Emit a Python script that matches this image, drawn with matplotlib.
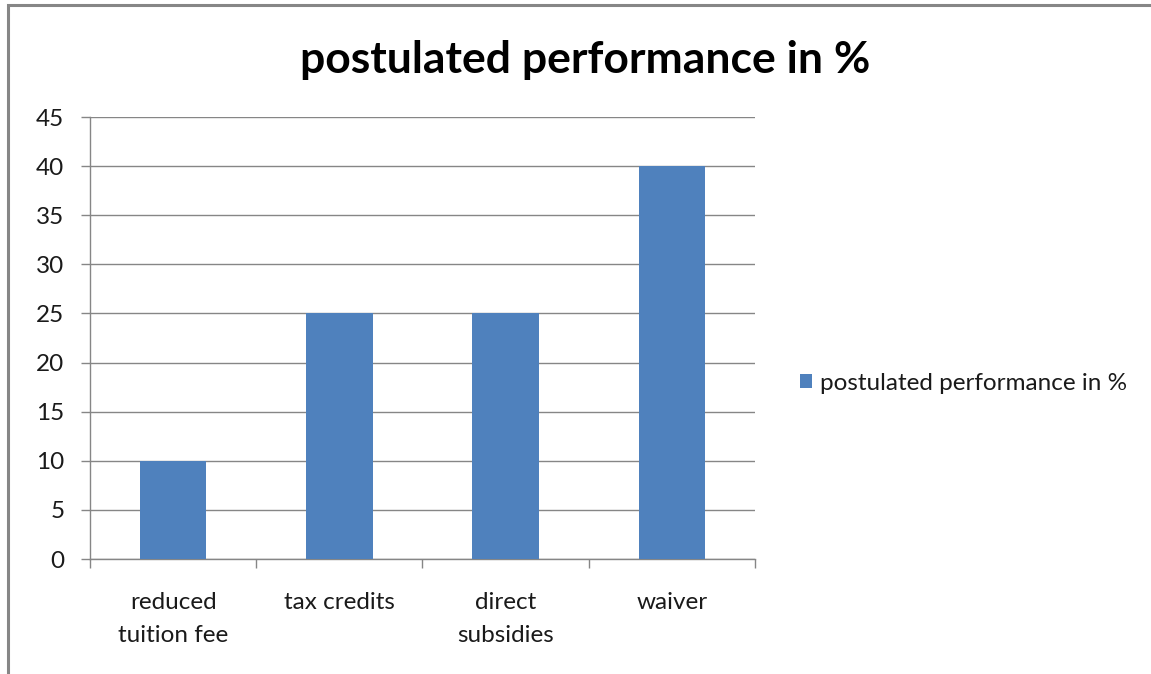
import matplotlib
matplotlib.use("Agg")
import matplotlib.pyplot as plt
from matplotlib.patches import Rectangle

categories = ["reduced\ntuition fee", "tax credits", "direct\nsubsidies", "waiver"]
values = [10, 25, 25, 40]
series_name = "postulated performance in %"
title = "postulated performance in %"
yticks = [0, 5, 10, 15, 20, 25, 30, 35, 40, 45]

plt.rcParams['font.family'] = ['Lato', 'DejaVu Sans']

W, H = 1151, 674
FS = 17.5
fig = plt.figure(figsize=(W / 100, H / 100), dpi=100)
fig.patch.set_facecolor('white')

# outer chart border
fig.add_artist(Rectangle((8 / W, -0.05), 1.2, 1 - 5 / H + 0.05, transform=fig.transFigure,
                         fill=False, edgecolor='#868686', linewidth=2.2))

ax = fig.add_axes([90 / W, 1 - 559 / H, (755 - 90) / W, (559 - 117) / H])
x = list(range(len(categories)))
ax.bar(x, values, width=0.4, color='#4F81BD', label=series_name, zorder=3)
ax.set_xlim(-0.5, len(categories) - 0.5)
ax.set_ylim(0, 45)
ax.set_yticks(yticks)
ax.set_yticklabels([str(t) for t in yticks], fontsize=FS, color='#1a1a1a')
ax.yaxis.grid(True, color='#868686', linewidth=1.0, zorder=0)
ax.set_axisbelow(True)

for s in ['top', 'right']:
    ax.spines[s].set_visible(False)
for s in ['left', 'bottom']:
    ax.spines[s].set_color('#868686')
    ax.spines[s].set_linewidth(1.0)

ax.tick_params(axis='y', direction='out', length=6.5, width=1.0, color='#868686', pad=12)
ax.set_xticks([i - 0.5 for i in range(len(categories) + 1)], minor=False)
ax.set_xticklabels([])
ax.tick_params(axis='x', which='major', direction='out', length=6.5, width=1.0, color='#868686')
ax.set_xticks(x, minor=True)
ax.set_xticklabels(categories, minor=True, fontsize=FS, color='#1a1a1a', linespacing=1.72)
ax.tick_params(axis='x', which='minor', length=0, pad=23.5)

fig.text(585 / W, 1 - 60 / H, title, ha='center', va='center', fontsize=32,
         fontweight='bold', color='black')

leg = fig.legend(loc='center left', bbox_to_anchor=(790 / W, 1 - 383 / H), frameon=False,
                 fontsize=FS, handlelength=0.5, handleheight=0.5, handletextpad=0.35,
                 borderaxespad=0)
for t in leg.get_texts():
    t.set_color('#1a1a1a')

fig.savefig('out.png', dpi=100, facecolor='white')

══════════

Extract the lines exactly, please: the first line of the listing, the line with "ax.tick_params(axis='x', which='minor', length=0, pad=23.5)", and every line between them, but no pictures.

_The output_:
Emit a Python script that matches this image, drawn with matplotlib.
import matplotlib
matplotlib.use("Agg")
import matplotlib.pyplot as plt
from matplotlib.patches import Rectangle

categories = ["reduced\ntuition fee", "tax credits", "direct\nsubsidies", "waiver"]
values = [10, 25, 25, 40]
series_name = "postulated performance in %"
title = "postulated performance in %"
yticks = [0, 5, 10, 15, 20, 25, 30, 35, 40, 45]

plt.rcParams['font.family'] = ['Lato', 'DejaVu Sans']

W, H = 1151, 674
FS = 17.5
fig = plt.figure(figsize=(W / 100, H / 100), dpi=100)
fig.patch.set_facecolor('white')

# outer chart border
fig.add_artist(Rectangle((8 / W, -0.05), 1.2, 1 - 5 / H + 0.05, transform=fig.transFigure,
                         fill=False, edgecolor='#868686', linewidth=2.2))

ax = fig.add_axes([90 / W, 1 - 559 / H, (755 - 90) / W, (559 - 117) / H])
x = list(range(len(categories)))
ax.bar(x, values, width=0.4, color='#4F81BD', label=series_name, zorder=3)
ax.set_xlim(-0.5, len(categories) - 0.5)
ax.set_ylim(0, 45)
ax.set_yticks(yticks)
ax.set_yticklabels([str(t) for t in yticks], fontsize=FS, color='#1a1a1a')
ax.yaxis.grid(True, color='#868686', linewidth=1.0, zorder=0)
ax.set_axisbelow(True)

for s in ['top', 'right']:
    ax.spines[s].set_visible(False)
for s in ['left', 'bottom']:
    ax.spines[s].set_color('#868686')
    ax.spines[s].set_linewidth(1.0)

ax.tick_params(axis='y', direction='out', length=6.5, width=1.0, color='#868686', pad=12)
ax.set_xticks([i - 0.5 for i in range(len(categories) + 1)], minor=False)
ax.set_xticklabels([])
ax.tick_params(axis='x', which='major', direction='out', length=6.5, width=1.0, color='#868686')
ax.set_xticks(x, minor=True)
ax.set_xticklabels(categories, minor=True, fontsize=FS, color='#1a1a1a', linespacing=1.72)
ax.tick_params(axis='x', which='minor', length=0, pad=23.5)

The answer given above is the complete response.